Weaponized Turboprops Edging Out Fighter Aircraft?

  • Bindiya Thomas
  • 12:46 PM, September 18, 2014
  • 8118
Weaponized Turboprops Edging Out Fighter Aircraft?
Weaponized Turboprops Edging Out Fighter Aircraft?

Transport and business aircraft equipped with weapons and sensors could be emerging as low-cost alternatives to fighter planes as recent procurements have shown.

 

Boeing announced today at AAD 2014 that it moving forward with its Maritime Surveillance Aircraft (MSA), with ground and flight testing underway.

According to Robert Schoeffling of Boeing Military Aircraft, the prototype aircraft, based on the Bombadier Challenger 605 platform, had progressed from a paper design to being integrated with sensors and systems in just two years.

 

Boeing announced last November that it will partner with Field Aviation (an aircraft modification company that converted 10 Bombardier Dash 8 Q200s and Q300s to maritime surveillance aircraft for the Australian Coast Guard in the mid-90s) to jointly build a business-jet-based MSA.

The aircraft will have mission systems commonality to the larger Boeing P-8A Poseidon, a variant of the 737-800, and a lower cost, according to Aviation Week. The companies are developing an MSA demonstrator using a Challenger 604 and hope to generate the first sales within two years.

Earlier this month Iraq requested the sale of 24 Beechcraft AT-6C Texan II aircraft and 2 spare ALE-47 Counter-Measure Dispensing Systems and/or 2 spare AAR-47 Missile Launch Detection Systems and non-SAASM global positioning systems with CMA-4124 worth $790 million from the US.

 

Cessna parent company Textron developed a new tactical strike aircraft capable of replacing current, heavily priced fighter planes in low lethality scenarios and homeland security mission: “irregular warfare,” border and maritime patrol, reconnaissance, counter-narcotics and air defense operations.

The aircraft is a two-seater with twin tails, two 8,000 lb turbofan engines, straight wings and all-composite fuselage (its shape, eapecially the tail complex, loosely reminds that of the F-14 Tomcat). The internal weapons bay and the external hardpoint give the aircraft the capability to accomodate precision guided munitions.

 

With a maximum speed of about 450 kts and a hourly cost of only $3,000, the Scorpion emerged during the Libya Air War in 2011 that highlighted the need for low-cost combat planes to contain the cost of prolonged operations.

 

In November 2013, Alenia Aermacchi and the Italian Air Force signed an agreement at the Dubai Airshow to support Italian Praetorian fleet. The Praetorian, which is a specialized version of the MC-27J, is expected to support the Italian Special Forces and Comando Operativo Forze Speciali (COFS) in their missions.

 

The MC-27J is the multi-mission variant of the C-27J Spartan tactical twin-turboprop airlifter.
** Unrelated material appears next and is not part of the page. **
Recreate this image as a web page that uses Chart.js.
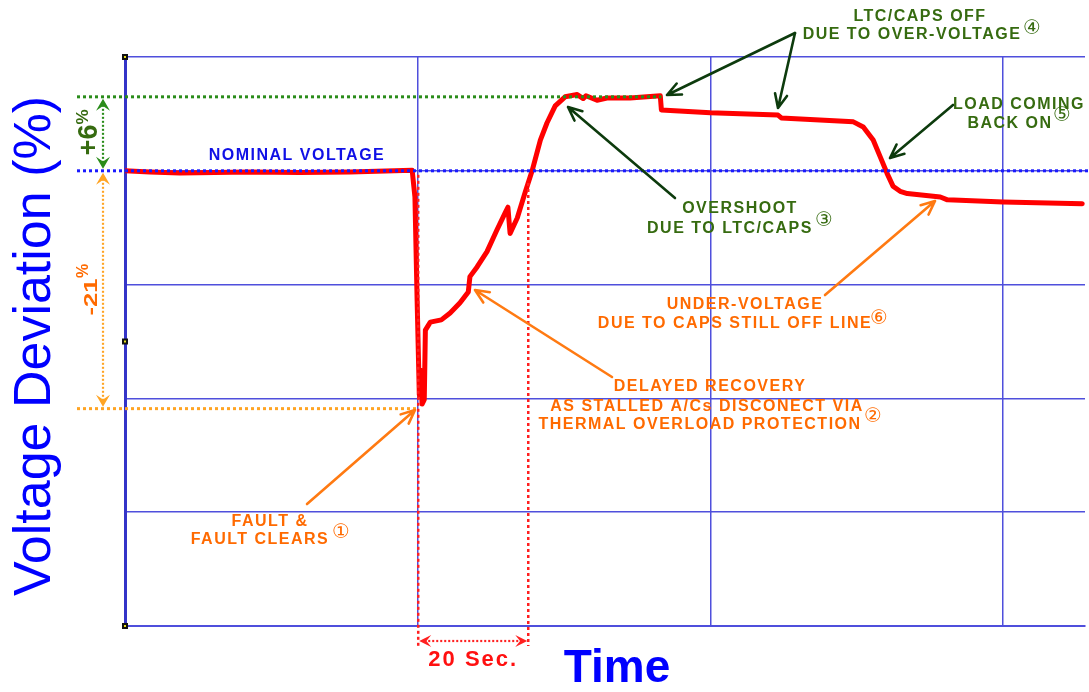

It is designed to provide 360° coverage against air-to-air and surface-to-air threats in the battlefield, the Praetorian is an advanced electronic warfare (EW) suite, including computers, cameras and unspecified fire-support systems.

 

As part of the two-phased Praetorian project, Alenia Aermacchi will first develop and deliver the Praetorian prototype to the Italian Air Force in spring 2014, for immediate testing in the threatre

 

Meanwhile, Texas-based Air Tractor which is now affixing armor plating, sensors, and weapons ranging from .50 caliber machine guns to air-to-ground missiles onto planes originally designed to douse cropland with chemicals and spray water on brush fires.

So far they’ve sold 24 of these weaponized crop-dusters to the United Arab Emirates air force.

The Air Tractor’s AT-802U costs about $2.5 million per aircraft in comparision with the $137 million price tag for Lockheed Martin’s F-35 fighter.

Meanwhile companies such as Embraer and Gulfstream have militarized their business aircraft as well. Embraer offers airborne early warning and reconnaissance versions of its ERJ 145 passenger jet and Bombardier is marketing modified versions of its Challenger midsize plane as a high-altitude search-and-rescue aircraft, and its smaller Learjets as signal-intercepting spy planes.

Duties such as coastal patrols can also be performed by Bombardier’s 80-seat Q400 turboprops that now serve regional airports, according to the company.